▶ [The problem]:
Leave out the pictures and copy the remaining records exactly.

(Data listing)
********************

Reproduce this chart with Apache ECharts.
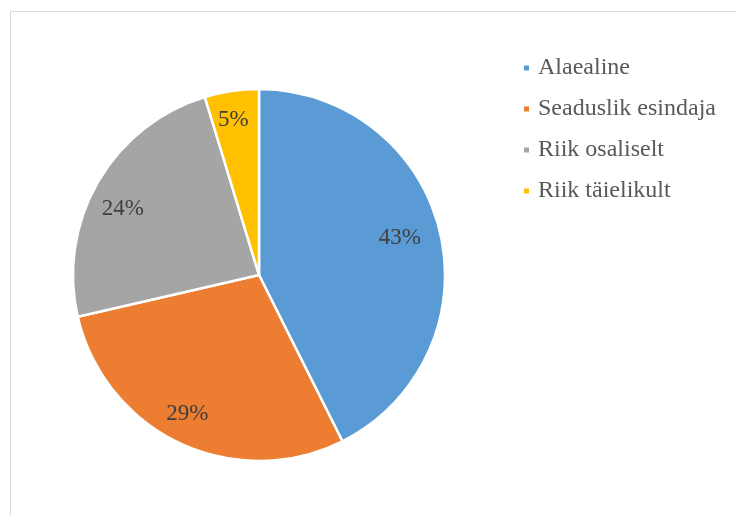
<!DOCTYPE html>
<html>
<head>
<meta charset="utf-8">
<script src="https://cdn.jsdelivr.net/npm/echarts@6/dist/echarts.min.js"></script>
<style>
  html, body { margin: 0; padding: 0; background: #fff; }
  #chart { width: 736px; height: 515px; }
</style>
</head>
<body>
<div id="chart"></div>
<script>
// shares (labels show the rounded percent)
var categories = ["Alaealine", "Seaduslik esindaja", "Riik osaliselt", "Riik täielikult"];
var shares = [42.6, 28.8, 23.9, 4.7];
var colors = ["#5b9bd5", "#ed7d31", "#a5a5a5", "#ffc000"];

// small label nudges so the percentages sit where the original put them
var labelNudge = [[-9, -2], [-6, 0], [-3, 11], [-3, -3]];

var pieData = categories.map(function (name, i) {
  return { name: name, value: shares[i] };
});
var labelData = categories.map(function (name, i) {
  return { name: name, value: shares[i], label: { offset: labelNudge[i] } };
});

var myChart = echarts.init(document.getElementById("chart"));
myChart.setOption({
  animation: false,
  backgroundColor: "#fff",
  color: colors,
  graphic: [
    {
      type: "rect",
      shape: { x: 10.5, y: 11.5, width: 900, height: 700 },
      style: { fill: "none", stroke: "#d9d9d9", lineWidth: 1 },
      silent: true
    }
  ],
  legend: {
    orient: "vertical",
    left: 517,
    top: 51,
    icon: "rect",
    itemWidth: 7,
    itemHeight: 7,
    itemGap: 17,
    textStyle: {
      fontFamily: "Liberation Serif",
      fontSize: 24,
      color: "#595959",
      padding: [0, 0, 0, 3]
    },
    data: categories
  },
  series: [
    {
      type: "pie",
      center: [259, 275],
      radius: [0, 186],
      startAngle: 90,
      clockwise: true,
      label: { show: false },
      labelLine: { show: false },
      itemStyle: { borderColor: "#fff", borderWidth: 2.5 },
      emphasis: { disabled: true },
      data: pieData
    },
    {
      // transparent ring just to place the labels farther out
      type: "pie",
      center: [259, 275],
      radius: [116, 186],
      startAngle: 90,
      clockwise: true,
      silent: true,
      itemStyle: { color: "rgba(0,0,0,0)", borderWidth: 0 },
      label: {
        show: true,
        position: "inside",
        formatter: function (p) { return Math.round(p.value) + "%"; },
        fontFamily: "Liberation Serif",
        fontSize: 23,
        color: "#404040"
      },
      labelLine: { show: false },
      emphasis: { disabled: true },
      data: labelData
    }
  ]
});
</script>
</body>
</html>
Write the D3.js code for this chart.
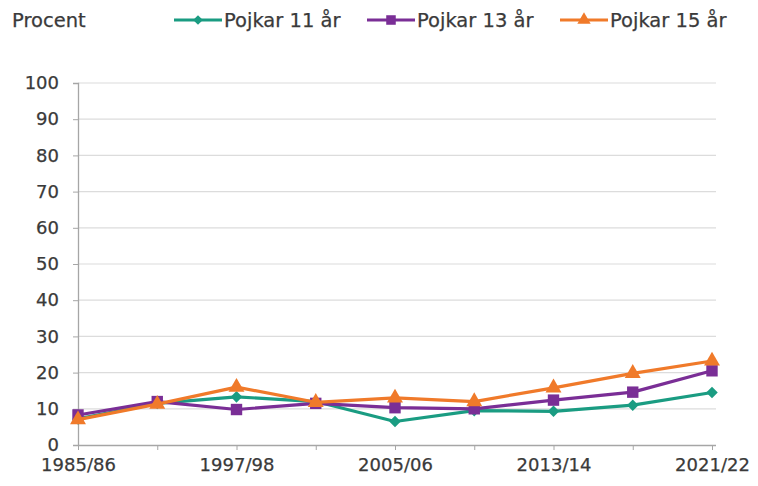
<!DOCTYPE html>
<html>
<head>
<meta charset="utf-8">
<script src="https://cdn.jsdelivr.net/npm/d3@7"></script>
<style>
  body { margin: 0; background: #fff; }
  text { font-family: "DejaVu Sans", sans-serif; fill: #3a3a3a; stroke: #3a3a3a; stroke-width: 0.25px; }
</style>
</head>
<body>
<svg width="758" height="486"></svg>
<script>
// survey years (only every other one is labelled)
const years = ["1985/86", "1993/94", "1997/98", "2001/02", "2005/06", "2009/10", "2013/14", "2017/18", "2021/22"];
const shownYears = ["1985/86", "1997/98", "2005/06", "2013/14", "2021/22"];
const yTicks = [0, 10, 20, 30, 40, 50, 60, 70, 80, 90, 100];

const pojkar11 = [7.2, 11.5, 13.3, 12.0, 6.5, 9.5, 9.3, 11.0, 14.5];
const pojkar13 = [8.3, 12.0, 9.8, 11.5, 10.3, 10.0, 12.4, 14.6, 20.5];
const pojkar15 = [7.0, 11.3, 16.0, 11.8, 13.0, 12.0, 15.8, 19.8, 23.2];

const series = [
  { name: "Pojkar 11 år", values: pojkar11, color: "#1a9c82", symbol: d3.symbolDiamond2, size: 85 },
  { name: "Pojkar 13 år", values: pojkar13, color: "#7a2e96", symbol: d3.symbolSquare, size: 130 },
  { name: "Pojkar 15 år", values: pojkar15, color: "#f07a2a", symbol: d3.symbolTriangle, size: 110 }
];

const svg = d3.select("svg");
const margin = { top: 83, right: 46, bottom: 41, left: 78 };
const width = +svg.attr("width");
const height = +svg.attr("height");

const x = d3.scalePoint().domain(years).range([margin.left, width - margin.right]);
const y = d3.scaleLinear().domain([0, 100]).range([height - margin.bottom, margin.top]);

// gridlines
svg.append("g")
  .selectAll("line")
  .data(yTicks.filter(d => d > 0))
  .join("line")
  .attr("x1", margin.left)
  .attr("x2", width - margin.right + 4)
  .attr("y1", d => y(d))
  .attr("y2", d => y(d))
  .attr("stroke", "#dcdcdc")
  .attr("stroke-width", 1.2);

// y axis
const yAxis = svg.append("g")
  .attr("transform", `translate(${margin.left},0)`)
  .call(d3.axisLeft(y).tickValues(yTicks).tickSize(5).tickPadding(14));
yAxis.select(".domain").attr("stroke", "#a6a6a6").attr("stroke-width", 1.3);
yAxis.selectAll(".tick line").attr("stroke", "#a6a6a6");
yAxis.selectAll(".tick text").attr("font-size", 18).attr("fill", "#3a3a3a");

// x axis
const xAxis = svg.append("g")
  .attr("transform", `translate(0,${y(0)})`)
  .call(d3.axisBottom(x).tickSize(5).tickPadding(8)
    .tickFormat(d => shownYears.includes(d) ? d : ""));
xAxis.select(".domain").attr("stroke", "#a6a6a6").attr("stroke-width", 1.3)
  .attr("d", `M${margin.left},0.5H${width - margin.right + 4}`);
xAxis.selectAll(".tick line").attr("stroke", "#a6a6a6");
xAxis.selectAll(".tick text").attr("font-size", 18).attr("fill", "#3a3a3a");

// lines and markers
const line = d3.line().x((d, i) => x(years[i])).y(d => y(d));

series.forEach(s => {
  svg.append("path")
    .datum(s.values)
    .attr("fill", "none")
    .attr("stroke", s.color)
    .attr("stroke-width", 3.2)
    .attr("stroke-linejoin", "round")
    .attr("d", line);
  svg.append("g")
    .selectAll("path")
    .data(s.values)
    .join("path")
    .attr("transform", (d, i) => `translate(${x(years[i])},${y(d)})`)
    .attr("d", d3.symbol().type(s.symbol).size(s.size))
    .attr("fill", s.color);
});

// title + legend
svg.append("text")
  .attr("x", 12)
  .attr("y", 27)
  .attr("font-size", 19.5)
  .text("Procent");

const legendX = [174, 367, 560];
const lg = svg.append("g")
  .selectAll("g")
  .data(series)
  .join("g")
  .attr("transform", (d, i) => `translate(${legendX[i]},20)`);
lg.append("line")
  .attr("x1", 0).attr("x2", 48)
  .attr("stroke", d => d.color)
  .attr("stroke-width", 3.2);
lg.append("path")
  .attr("transform", "translate(24,0)")
  .attr("d", d => d3.symbol().type(d.symbol).size(d.size * 0.7)())
  .attr("fill", d => d.color);
lg.append("text")
  .attr("x", 50)
  .attr("y", 7)
  .attr("font-size", 19.5)
  .text(d => d.name);
</script>
</body>
</html>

********************

▶ [Right answer]:
Reproduce this chart with Apache ECharts.
<!DOCTYPE html>
<html>
<head>
<meta charset="utf-8">
<script src="https://cdn.jsdelivr.net/npm/echarts@6/dist/echarts.min.js"></script>
<style>
  html, body { margin: 0; padding: 0; background: #fff; }
  #chart { width: 736px; height: 515px; }
</style>
</head>
<body>
<div id="chart"></div>
<script>
// shares (labels show the rounded percent)
var categories = ["Alaealine", "Seaduslik esindaja", "Riik osaliselt", "Riik täielikult"];
var shares = [42.6, 28.8, 23.9, 4.7];
var colors = ["#5b9bd5", "#ed7d31", "#a5a5a5", "#ffc000"];

// small label nudges so the percentages sit where the original put them
var labelNudge = [[-9, -2], [-6, 0], [-3, 11], [-3, -3]];

var pieData = categories.map(function (name, i) {
  return { name: name, value: shares[i] };
});
var labelData = categories.map(function (name, i) {
  return { name: name, value: shares[i], label: { offset: labelNudge[i] } };
});

var myChart = echarts.init(document.getElementById("chart"));
myChart.setOption({
  animation: false,
  backgroundColor: "#fff",
  color: colors,
  graphic: [
    {
      type: "rect",
      shape: { x: 10.5, y: 11.5, width: 900, height: 700 },
      style: { fill: "none", stroke: "#d9d9d9", lineWidth: 1 },
      silent: true
    }
  ],
  legend: {
    orient: "vertical",
    left: 517,
    top: 51,
    icon: "rect",
    itemWidth: 7,
    itemHeight: 7,
    itemGap: 17,
    textStyle: {
      fontFamily: "Liberation Serif",
      fontSize: 24,
      color: "#595959",
      padding: [0, 0, 0, 3]
    },
    data: categories
  },
  series: [
    {
      type: "pie",
      center: [259, 275],
      radius: [0, 186],
      startAngle: 90,
      clockwise: true,
      label: { show: false },
      labelLine: { show: false },
      itemStyle: { borderColor: "#fff", borderWidth: 2.5 },
      emphasis: { disabled: true },
      data: pieData
    },
    {
      // transparent ring just to place the labels farther out
      type: "pie",
      center: [259, 275],
      radius: [116, 186],
      startAngle: 90,
      clockwise: true,
      silent: true,
      itemStyle: { color: "rgba(0,0,0,0)", borderWidth: 0 },
      label: {
        show: true,
        position: "inside",
        formatter: function (p) { return Math.round(p.value) + "%"; },
        fontFamily: "Liberation Serif",
        fontSize: 23,
        color: "#404040"
      },
      labelLine: { show: false },
      emphasis: { disabled: true },
      data: labelData
    }
  ]
});
</script>
</body>
</html>
Write the D3.js code for this chart.
<!DOCTYPE html>
<html>
<head>
<meta charset="utf-8">
<script src="https://cdn.jsdelivr.net/npm/d3@7"></script>
<style>
  body { margin: 0; background: #fff; }
  text { font-family: "DejaVu Sans", sans-serif; fill: #3a3a3a; stroke: #3a3a3a; stroke-width: 0.25px; }
</style>
</head>
<body>
<svg width="758" height="486"></svg>
<script>
// survey years (only every other one is labelled)
const years = ["1985/86", "1993/94", "1997/98", "2001/02", "2005/06", "2009/10", "2013/14", "2017/18", "2021/22"];
const shownYears = ["1985/86", "1997/98", "2005/06", "2013/14", "2021/22"];
const yTicks = [0, 10, 20, 30, 40, 50, 60, 70, 80, 90, 100];

const pojkar11 = [7.2, 11.5, 13.3, 12.0, 6.5, 9.5, 9.3, 11.0, 14.5];
const pojkar13 = [8.3, 12.0, 9.8, 11.5, 10.3, 10.0, 12.4, 14.6, 20.5];
const pojkar15 = [7.0, 11.3, 16.0, 11.8, 13.0, 12.0, 15.8, 19.8, 23.2];

const series = [
  { name: "Pojkar 11 år", values: pojkar11, color: "#1a9c82", symbol: d3.symbolDiamond2, size: 85 },
  { name: "Pojkar 13 år", values: pojkar13, color: "#7a2e96", symbol: d3.symbolSquare, size: 130 },
  { name: "Pojkar 15 år", values: pojkar15, color: "#f07a2a", symbol: d3.symbolTriangle, size: 110 }
];

const svg = d3.select("svg");
const margin = { top: 83, right: 46, bottom: 41, left: 78 };
const width = +svg.attr("width");
const height = +svg.attr("height");

const x = d3.scalePoint().domain(years).range([margin.left, width - margin.right]);
const y = d3.scaleLinear().domain([0, 100]).range([height - margin.bottom, margin.top]);

// gridlines
svg.append("g")
  .selectAll("line")
  .data(yTicks.filter(d => d > 0))
  .join("line")
  .attr("x1", margin.left)
  .attr("x2", width - margin.right + 4)
  .attr("y1", d => y(d))
  .attr("y2", d => y(d))
  .attr("stroke", "#dcdcdc")
  .attr("stroke-width", 1.2);

// y axis
const yAxis = svg.append("g")
  .attr("transform", `translate(${margin.left},0)`)
  .call(d3.axisLeft(y).tickValues(yTicks).tickSize(5).tickPadding(14));
yAxis.select(".domain").attr("stroke", "#a6a6a6").attr("stroke-width", 1.3);
yAxis.selectAll(".tick line").attr("stroke", "#a6a6a6");
yAxis.selectAll(".tick text").attr("font-size", 18).attr("fill", "#3a3a3a");

// x axis
const xAxis = svg.append("g")
  .attr("transform", `translate(0,${y(0)})`)
  .call(d3.axisBottom(x).tickSize(5).tickPadding(8)
    .tickFormat(d => shownYears.includes(d) ? d : ""));
xAxis.select(".domain").attr("stroke", "#a6a6a6").attr("stroke-width", 1.3)
  .attr("d", `M${margin.left},0.5H${width - margin.right + 4}`);
xAxis.selectAll(".tick line").attr("stroke", "#a6a6a6");
xAxis.selectAll(".tick text").attr("font-size", 18).attr("fill", "#3a3a3a");

// lines and markers
const line = d3.line().x((d, i) => x(years[i])).y(d => y(d));

series.forEach(s => {
  svg.append("path")
    .datum(s.values)
    .attr("fill", "none")
    .attr("stroke", s.color)
    .attr("stroke-width", 3.2)
    .attr("stroke-linejoin", "round")
    .attr("d", line);
  svg.append("g")
    .selectAll("path")
    .data(s.values)
    .join("path")
    .attr("transform", (d, i) => `translate(${x(years[i])},${y(d)})`)
    .attr("d", d3.symbol().type(s.symbol).size(s.size))
    .attr("fill", s.color);
});

// title + legend
svg.append("text")
  .attr("x", 12)
  .attr("y", 27)
  .attr("font-size", 19.5)
  .text("Procent");

const legendX = [174, 367, 560];
const lg = svg.append("g")
  .selectAll("g")
  .data(series)
  .join("g")
  .attr("transform", (d, i) => `translate(${legendX[i]},20)`);
lg.append("line")
  .attr("x1", 0).attr("x2", 48)
  .attr("stroke", d => d.color)
  .attr("stroke-width", 3.2);
lg.append("path")
  .attr("transform", "translate(24,0)")
  .attr("d", d => d3.symbol().type(d.symbol).size(d.size * 0.7)())
  .attr("fill", d => d.color);
lg.append("text")
  .attr("x", 50)
  .attr("y", 7)
  .attr("font-size", 19.5)
  .text(d => d.name);
</script>
</body>
</html>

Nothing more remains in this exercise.